Legal maneuvers by lawyers determined to protect their clients may yet take some of the sheen off the Flood Tribunal. Even as it carried out its preliminary investigative work, it was subjected to viciously determined legal opposition. And, as it proceeds, it continues to be threatened with various High Court actions designed to impede its progress.

There is every reason to suspect that the tribunal team is correct to anticipate that Gogarty, the main witness, will be ambushed with new evidence to discredit his story. Still, the evidence yet to be heard will no doubt reveal some of the best-hidden secrets of some of the most powerful men in Ireland.

Hot on the heels of the Flood Tribunal will be the Moriarty Tribunal, which has already uncovered many unsavory details concerning none other than Charles J. Haughey, the former taoiseach, the most powerful politician in Ireland in the last 20 years.

The tribunal owes its origins not to Haughey but to Michael Lowry, the former Fine Gael minister, who benefited considerably from the largesse dispensed by department store tycoon Ben Dunne, a large, colorful figure who featured in a spectacular drugs binge in a Miami hotel a few years back. Then, he had to be overcome by police when it seemed that he was about to jump from a balcony. He subsequently was convicted for the possession of illegal drugs.

It rapidly emerged that Dunne had been generous to several politicians, most notably Haughey, who once thanked him for a quarter of a million pounds with the immortal words "Thanks, big fella!"

Between 1987 and 1991, the tribunal has already ascertained, Ben Dunne paid no less than £1.3 million into hidden Haughey bank accounts and to Celtic Helicopters, the company formed by Haughey’s son Ciaran. There is now a possibility that another million was laid at the disposal of Haughey’s now deceased former financial advisor, Des Traynor, who managed what is described as the "Ansbacher deposits," money paid to several of his clients, especially to Haughey, and hidden in offshore accounts in the Cayman Islands.

The money was then reimbursed in smaller amounts through the Guinness and Mahon bank in Dublin. The tribunal has also established that after 1989, the Irish Intercontinental Bank handled the cash.

It is not only Dunne who dispensed such largesse. Another who presented the former taoiseach with large sums is the tycoon Dermot Desmond.
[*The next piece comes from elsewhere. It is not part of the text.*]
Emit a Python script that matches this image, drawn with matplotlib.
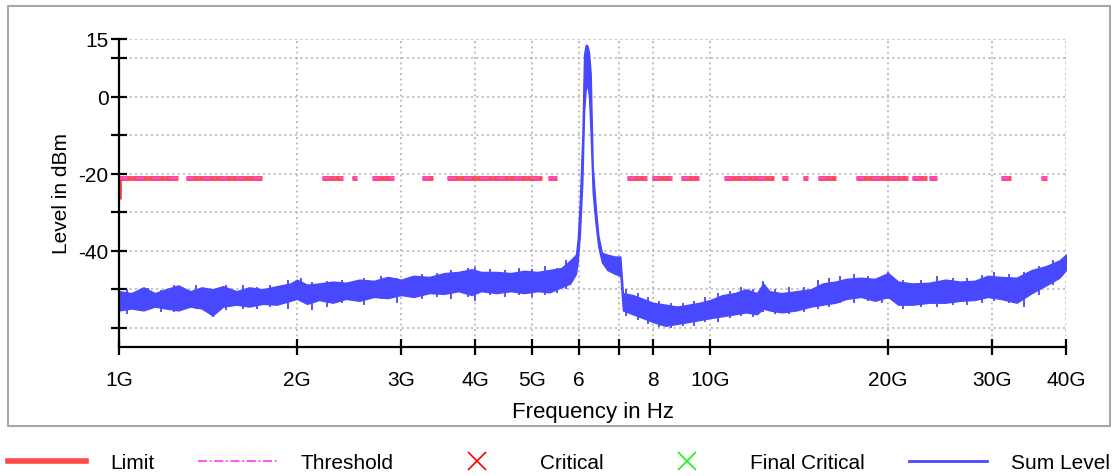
import matplotlib
matplotlib.use('Agg')
import matplotlib.pyplot as plt
from matplotlib.lines import Line2D
from matplotlib.patches import Rectangle

plt.rcParams['font.family'] = ['Liberation Sans', 'DejaVu Sans']

# Sum level envelope (frequency in GHz, upper / lower edge of the noisy trace in dBm)
freq_ghz = [1.00, 1.05, 1.10, 1.15, 1.20, 1.26, 1.32, 1.38, 1.44, 1.50,
            1.58, 1.66, 1.75, 1.85, 1.95, 2.00, 2.08, 2.18, 2.30, 2.42,
            2.55, 2.70, 2.85, 3.00, 3.15, 3.35, 3.55, 3.75, 3.95, 4.10,
            4.35, 4.60, 4.85, 5.10, 5.35, 5.60, 5.80, 5.93, 5.97, 6.02,
            6.08, 6.12, 6.16, 6.20, 6.24, 6.28, 6.33, 6.40, 6.47, 6.56,
            6.70, 6.90, 7.05, 7.12, 7.40, 7.70, 8.00, 8.40, 8.80, 9.20,
            9.60, 10.0, 10.5, 11.0, 11.5, 12.0, 12.3, 12.6, 13.2, 14.0,
            14.8, 15.5, 16.3, 17.0, 18.0, 19.0, 20.0, 20.8, 22.0, 23.5,
            25.0, 26.5, 28.0, 29.5, 31.0, 33.0, 35.0, 37.0, 39.0, 40.0]
sum_upper = [-50.5, -51.0, -49.5, -51.0, -50.0, -49.0, -50.5, -49.5, -50.0, -49.2,
             -50.5, -49.5, -50.0, -49.2, -48.5, -47.5, -48.8, -48.5, -48.0, -48.3,
             -47.5, -47.8, -46.8, -47.5, -46.5, -46.8, -45.8, -45.5, -44.8, -45.5,
             -45.5, -45.8, -45.2, -45.5, -45.0, -44.5, -42.5, -41.0, -37.0, -27.0,
             -10.0, 11.0, 13.5, 13.3, 11.5, 6.0, -18.0, -28.0, -36.0, -40.5,
             -41.0, -41.5, -41.5, -51.0, -51.5, -52.5, -53.5, -54.0, -54.5, -54.0,
             -53.5, -52.8, -51.5, -51.0, -50.0, -51.0, -48.5, -50.5, -51.0, -50.5,
             -50.0, -48.5, -48.0, -47.3, -47.0, -47.3, -45.8, -48.0, -48.5, -48.3,
             -47.5, -48.0, -47.8, -46.5, -46.8, -47.0, -45.0, -44.0, -42.5, -41.0]
sum_lower = [-55.5, -55.0, -55.5, -54.5, -55.0, -55.5, -54.5, -55.0, -56.8, -54.5,
             -54.0, -54.5, -53.8, -54.0, -53.0, -52.5, -53.8, -52.8, -53.5, -52.5,
             -53.0, -52.0, -52.3, -51.5, -52.0, -51.0, -51.2, -50.5, -51.5, -50.5,
             -51.0, -50.5, -51.0, -50.5, -50.8, -49.5, -48.5, -46.0, -43.0, -36.0,
             -22.0, -4.0, 2.0, 3.0, 0.0, -10.0, -25.0, -33.0, -39.0, -43.0,
             -45.0, -46.0, -46.5, -55.5, -56.5, -57.5, -58.5, -59.5, -59.0, -58.5,
             -58.0, -57.5, -57.0, -56.5, -56.0, -56.5, -55.0, -55.5, -56.0, -55.5,
             -54.5, -54.0, -53.5, -52.5, -52.0, -53.0, -52.0, -54.0, -54.0, -53.5,
             -53.5, -53.0, -52.8, -52.0, -52.5, -53.5, -51.0, -49.0, -47.0, -45.0]

# single noise spikes standing out of the band (GHz, bottom, top in dBm)
spike_ghz = [1.03, 1.12, 1.18, 1.24, 1.35, 1.44, 1.52, 1.62, 1.71, 1.80,
             1.93, 2.03, 2.12, 2.25, 2.38, 2.60, 2.78, 2.95, 3.25, 3.45,
             3.65, 3.90, 4.00, 4.25, 4.50, 4.75, 5.00, 5.25, 5.50, 5.70,
             7.20, 7.55, 7.85, 8.20, 8.60, 9.00, 9.40, 9.80, 10.3, 10.8,
             11.3, 11.8, 12.3, 12.9, 13.6, 14.4, 15.2, 15.9, 16.6, 17.5,
             18.5, 19.5, 20.0, 21.2, 22.7, 24.2, 25.8, 27.2, 28.8, 30.2,
             32.0, 34.0, 36.0, 38.0]
spike_low = [-56.5, -55.0, -56.0, -55.8, -55.0, -57.2, -55.5, -55.0, -55.0, -54.5,
             -55.0, -53.0, -55.5, -54.5, -53.5, -54.0, -52.5, -53.5, -52.5, -52.0,
             -52.5, -52.0, -53.0, -51.5, -52.0, -51.5, -52.0, -51.5, -51.0, -50.0,
             -57.0, -58.0, -59.0, -59.8, -60.0, -59.5, -59.5, -58.5, -58.5, -57.5,
             -57.0, -57.2, -56.0, -56.5, -56.5, -56.0, -55.0, -54.5, -53.5, -53.5,
             -53.0, -53.5, -52.5, -55.0, -54.5, -54.5, -54.0, -54.0, -53.5, -53.0,
             -53.5, -54.5, -51.5, -49.0]
spike_high = [-50.0, -49.8, -50.2, -49.0, -48.8, -50.0, -49.0, -49.0, -49.5, -48.8,
              -47.5, -47.2, -48.0, -47.8, -47.5, -47.0, -46.5, -47.0, -46.0, -45.8,
              -45.0, -44.5, -44.2, -44.8, -45.0, -44.5, -44.8, -44.0, -44.5, -42.5,
              -50.0, -51.0, -52.0, -53.0, -53.5, -53.5, -53.0, -52.0, -51.0, -50.5,
              -49.5, -50.0, -47.8, -50.0, -49.5, -49.5, -47.5, -47.0, -46.5, -46.0,
              -46.5, -46.5, -45.5, -47.5, -47.5, -46.5, -47.0, -47.0, -46.3, -45.5,
              -46.0, -45.5, -44.0, -42.5]

# Limit / threshold line pieces (GHz)
limit_level = -21
limit_start_level = -26.5
seg_start = [1.00, 1.298, 2.205, 2.479, 2.679, 3.255, 3.588, 5.318, 7.236, 7.976,
             8.930, 10.56, 13.23, 14.36, 15.23, 17.66, 21.96, 23.46, 31.05, 36.29]
seg_stop = [1.258, 1.746, 2.393, 2.527, 2.919, 3.398, 5.195, 5.508, 7.823, 8.624,
            9.577, 12.83, 13.55, 14.64, 16.33, 21.62, 23.28, 24.20, 32.29, 37.15]

x_ticks = [1, 2, 3, 4, 5, 6, 7, 8, 10, 20, 30, 40]
x_labels = ['1G', '2G', '3G', '4G', '5G', '6', '', '8', '10G', '20G', '30G', '40G']
y_ticks = [15, 10, 0, -10, -20, -30, -40, -50, -60]
y_labels = ['15', '', '0', '', '-20', '', '-40', '', '']

red = '#ff4848'
magenta = '#ff44ff'
blue = '#4848ff'

fig = plt.figure(figsize=(11.18, 4.77), dpi=100)
fig.patches.append(Rectangle((8 / 1118, 1 - 427 / 477), 1102 / 1118, 420 / 477,
                             transform=fig.transFigure, fill=False,
                             edgecolor='#a8a8a8', linewidth=1.5))
ax = fig.add_axes([119 / 1118, 1 - 348 / 477, 947 / 1118, 308 / 477])

hz = [f * 1e9 for f in freq_ghz]
ax.fill_between(hz, sum_lower, sum_upper, color=blue, linewidth=1.0, edgecolor=blue)
ax.vlines([f * 1e9 for f in spike_ghz], spike_low, spike_high, color=blue, lw=1.3)

# limit with threshold on top
ax.plot([1e9, 1e9], [limit_start_level, limit_level], color=red, lw=3.5,
        solid_capstyle='butt')
ax.plot([1e9, 1e9], [limit_start_level, limit_level], color=magenta, lw=1.5,
        dashes=(4, 1.5, 1, 1.5))
for a, b in zip(seg_start, seg_stop):
    ax.plot([a * 1e9, b * 1e9], [limit_level, limit_level], color=red, lw=3.5,
            solid_capstyle='butt')
    ax.plot([a * 1e9, b * 1e9], [limit_level, limit_level], color=magenta, lw=1.5,
            dashes=(4, 1.5, 1, 1.5))

ax.set_xscale('log')
ax.set_xlim(1e9, 40e9)
ax.set_ylim(-65, 15)
ax.set_xticks([t * 1e9 for t in x_ticks])
ax.set_xticklabels(x_labels)
ax.xaxis.set_minor_locator(matplotlib.ticker.NullLocator())
ax.set_yticks(y_ticks)
ax.set_yticklabels(y_labels)

for s in ['top', 'right']:
    ax.spines[s].set_visible(False)
for s in ['left', 'bottom']:
    ax.spines[s].set_linewidth(1.6)
ax.tick_params(axis='both', direction='inout', length=11, width=1.6,
               labelsize=15)
ax.tick_params(axis='x', pad=11)
ax.tick_params(axis='y', pad=2)
ax.grid(True, linestyle=(0, (1.2, 2)), color='#b4b4b4', linewidth=1.2)
ax.set_axisbelow(True)

ax.set_xlabel('Frequency in Hz', fontsize=16, labelpad=9)
ax.set_ylabel('Level in dBm', fontsize=15, labelpad=5)

handles = [
    Line2D([], [], color=red, lw=4),
    Line2D([], [], color=magenta, lw=1.3, dashes=(5, 1.5, 1, 1.5)),
    Line2D([], [], color='red', marker='x', ls='none', markersize=13, mew=1.2),
    Line2D([], [], color='#22ee22', marker='x', ls='none', markersize=13, mew=1.2),
    Line2D([], [], color=blue, lw=2),
]
labels = ['Limit', 'Threshold', 'Critical', 'Final Critical', 'Sum Level']
fig.legend(handles, labels, loc='center', bbox_to_anchor=(0.5, 1 - 464 / 477),
           ncol=5, frameon=False, fontsize=15, handlelength=3.75,
           handletextpad=1.15, columnspacing=2.13, borderpad=0)

fig.savefig('out.png', dpi=100)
He confessed in January of 1998 that he had given £500 to Haughey’s family and companies associated with him.

Another formerly wealthy property tycoon, Patrick Gallagher, who was jailed for fraud in Northern Ireland, also confessed last February that he had placed a £375,000 deposit on the Haughey estate only to lose it all when the Gallagher Group, based in the Cayman Islands, collapsed.

The details of the various deals would be amusing if not for the fact that they reveal a depth of casual corruption at the zenith of what Haughey called "Ireland Inc.," a corruption that we know now is mind boggling in its scope and implications.

For example, Dunne claims that he cannot remember if he paid £180,000 for the use of Celtic Helicopters. He has already revealed that he visited Haughey’s mansion in Kinsealy, near Malahide in north County Dublin, carrying a check for a huge amount in the rear pocket of his golfing pants. He did so because he had heard that the taoiseach was depressed by the state of his financial affairs.

This kind of Fantasy Ireland may become a thing of the past, thanks to the work of the tribunals. Newspaper staff can now throw the libel concerns in the bottom drawer. The headlines are going to be bigger than usual in the next few months. Who needs a Bill Clinton for entertainment?